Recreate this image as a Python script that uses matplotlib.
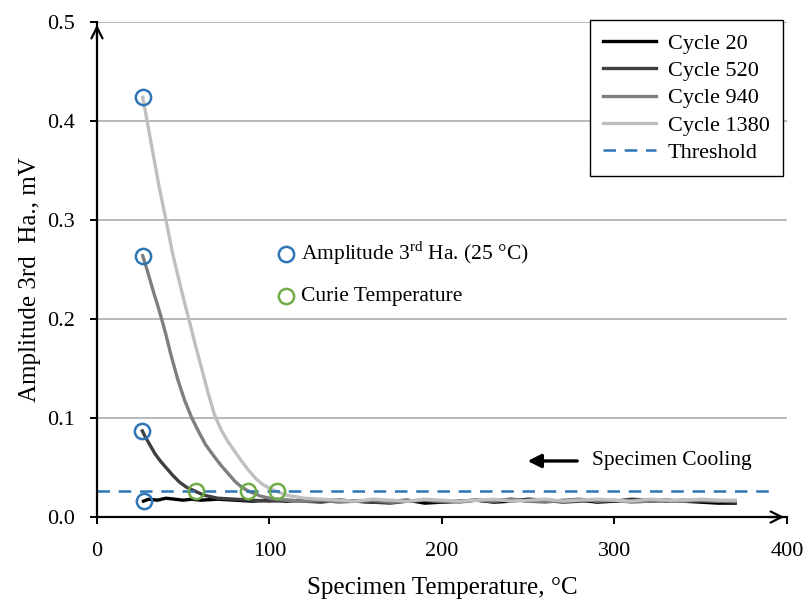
import matplotlib.pyplot as plt

plt.rcParams['font.family'] = ['Liberation Serif', 'DejaVu Serif']

# --- data ---
c20_T = [27, 30, 35, 40, 45, 50, 55, 60, 70, 80, 90, 100, 110, 120, 130, 140, 150, 160, 170, 180,
         190, 200, 210, 220, 230, 240, 250, 260, 270, 280, 290, 300, 310, 320, 330, 340, 350, 360, 370]
c20_A = [0.016, 0.018, 0.017, 0.019, 0.018, 0.017, 0.018, 0.017, 0.018, 0.017, 0.016, 0.017, 0.016,
         0.017, 0.016, 0.017, 0.016, 0.015, 0.016, 0.017, 0.014, 0.015, 0.016, 0.017, 0.015, 0.016,
         0.018, 0.017, 0.016, 0.017, 0.015, 0.016, 0.017, 0.016, 0.017, 0.016, 0.015, 0.014, 0.014]

c520_T = [26.3, 28, 30, 33.6, 37, 40, 44, 48, 52, 57, 62, 70, 80, 90, 100, 110, 120, 130, 140, 150,
          160, 170, 180, 190, 200, 210, 220, 230, 240, 250, 260, 270, 280, 290, 300, 310, 320, 330,
          340, 350, 360, 370]
c520_A = [0.087, 0.081, 0.075, 0.064, 0.056, 0.050, 0.042, 0.035, 0.030, 0.026, 0.022, 0.019, 0.018,
          0.017, 0.016, 0.017, 0.016, 0.015, 0.017, 0.016, 0.015, 0.014, 0.016, 0.017, 0.015, 0.016,
          0.017, 0.016, 0.018, 0.016, 0.017, 0.015, 0.016, 0.017, 0.016, 0.018, 0.017, 0.016, 0.017,
          0.016, 0.016, 0.015]

c940_T = [26.5, 29, 31, 33, 35.5, 37.5, 40, 43, 47, 51, 55, 59, 63, 68, 72, 76, 80, 84, 88, 95,
          100, 110, 120, 130, 140, 150, 160, 170, 180, 190, 200, 210, 220, 230, 240, 250, 260, 270,
          280, 290, 300, 310, 320, 330, 340, 350, 360, 370]
c940_A = [0.264, 0.250, 0.238, 0.226, 0.212, 0.200, 0.184, 0.163, 0.138, 0.117, 0.100, 0.086, 0.073,
          0.061, 0.052, 0.044, 0.036, 0.030, 0.026, 0.021, 0.019, 0.017, 0.016, 0.017, 0.015, 0.016,
          0.017, 0.015, 0.016, 0.017, 0.016, 0.015, 0.017, 0.016, 0.018, 0.016, 0.015, 0.017, 0.018,
          0.016, 0.017, 0.015, 0.016, 0.017, 0.016, 0.017, 0.016, 0.016]

c1380_T = [26.5, 29, 32, 36, 40, 44, 48, 51, 54, 57, 61, 64, 68, 72, 76, 80, 84, 88, 92, 96, 100,
           104, 110, 120, 130, 140, 150, 160, 170, 180, 190, 200, 210, 220, 230, 240, 250, 260, 270,
           280, 290, 300, 310, 320, 330, 340, 350, 360, 370]
c1380_A = [0.424, 0.401, 0.372, 0.334, 0.300, 0.265, 0.236, 0.215, 0.195, 0.174, 0.148, 0.128, 0.104,
           0.088, 0.076, 0.066, 0.056, 0.047, 0.039, 0.033, 0.029, 0.026, 0.022, 0.019, 0.018, 0.017,
           0.016, 0.018, 0.017, 0.016, 0.018, 0.017, 0.016, 0.017, 0.018, 0.016, 0.017, 0.018, 0.016,
           0.017, 0.018, 0.017, 0.016, 0.018, 0.017, 0.017, 0.018, 0.017, 0.017]

thr_T = [0, 390]
thr_A = [0.026, 0.026]

amp25_T = [26.5, 26.5, 26.3, 27.2]
amp25_A = [0.424, 0.264, 0.087, 0.0165]
curie_T = [57.2, 87.7, 104.5]
curie_A = [0.026, 0.026, 0.026]

BLUE = '#2e75b6'
GREEN = '#70ad47'

fig = plt.figure(figsize=(8.04, 6.03), dpi=100)
ax = fig.add_axes([0.1206, 0.1426, 0.8582, 0.8209])

ax.plot(c20_T, c20_A, color='#000000', lw=2.4, label='Cycle 20')
ax.plot(c520_T, c520_A, color='#404040', lw=2.4, label='Cycle 520')
ax.plot(c940_T, c940_A, color='#7f7f7f', lw=2.4, label='Cycle 940')
ax.plot(c1380_T, c1380_A, color='#bfbfbf', lw=2.4, label='Cycle 1380')
ax.plot(thr_T, thr_A, color=BLUE, lw=1.8, ls=(0, (5, 3.5)), label='Threshold')

ax.plot(amp25_T, amp25_A, 'o', ms=11, mfc='none', mec=BLUE, mew=1.8, clip_on=False)
ax.plot(curie_T, curie_A, 'o', ms=11, mfc='none', mec=GREEN, mew=1.8)

# key for the circles
ax.plot([109.6], [0.266], 'o', ms=11, mfc='none', mec=BLUE, mew=1.8)
ax.plot([109.6], [0.223], 'o', ms=11, mfc='none', mec=GREEN, mew=1.8)
ax.text(118.5, 0.266, 'Amplitude 3$^{\\mathregular{rd}}$ Ha. (25 °C)', fontsize=15.5, va='center')
ax.text(118.5, 0.223, 'Curie Temperature', fontsize=15.5, va='center')

ax.annotate('', xy=(248, 0.0566), xytext=(280, 0.0566),
            arrowprops=dict(arrowstyle='-|>', color='black', lw=2.4, mutation_scale=20))
ax.text(287, 0.0566, 'Specimen Cooling', fontsize=15.5, va='center')

ax.set_xlim(0, 400)
ax.set_ylim(0, 0.5)
ax.set_xticks([0, 100, 200, 300, 400])
ax.set_yticks([0.0, 0.1, 0.2, 0.3, 0.4, 0.5])
ax.set_yticklabels(['0.0', '0.1', '0.2', '0.3', '0.4', '0.5'])
ax.yaxis.grid(True, color='#a6a6a6', lw=1.1)
ax.set_axisbelow(True)

for s in ['top', 'right']:
    ax.spines[s].set_visible(False)
for s in ['left', 'bottom']:
    ax.spines[s].set_linewidth(1.6)
ax.tick_params(direction='out', length=5, width=1.4, labelsize=16)
ax.tick_params(axis='x', pad=13)
ax.tick_params(axis='y', pad=11)

# arrow heads on axes
ax.annotate('', xy=(1.0, 0), xytext=(0.97, 0), xycoords='axes fraction',
            arrowprops=dict(arrowstyle='->', color='black', lw=1.6, mutation_scale=20))
ax.annotate('', xy=(0, 1.0), xytext=(0, 0.96), xycoords='axes fraction',
            arrowprops=dict(arrowstyle='->', color='black', lw=1.6, mutation_scale=20))

ax.set_xlabel('Specimen Temperature, °C', fontsize=18)
ax.set_ylabel('Amplitude 3rd  Ha., mV', fontsize=18)
ax.xaxis.set_label_coords(0.5, -0.122)
ax.yaxis.set_label_coords(-0.081, 0.48)

leg = ax.legend(loc='upper right', bbox_to_anchor=(0.994, 1.004), fontsize=16,
                frameon=True, fancybox=False, framealpha=1, edgecolor='black',
                handlelength=2.4, labelspacing=0.3, borderpad=0.6, handletextpad=0.5,
                borderaxespad=0)
leg.get_frame().set_linewidth(1.0)

fig.savefig('out.png', dpi=100)
plt.close()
- - - - - - -
▸ STATED EXERCISE: Determine how many lines of the listing above hold the word "matplotlib". Report that number without anything else.

▸ REPLY TO THE TASK: 2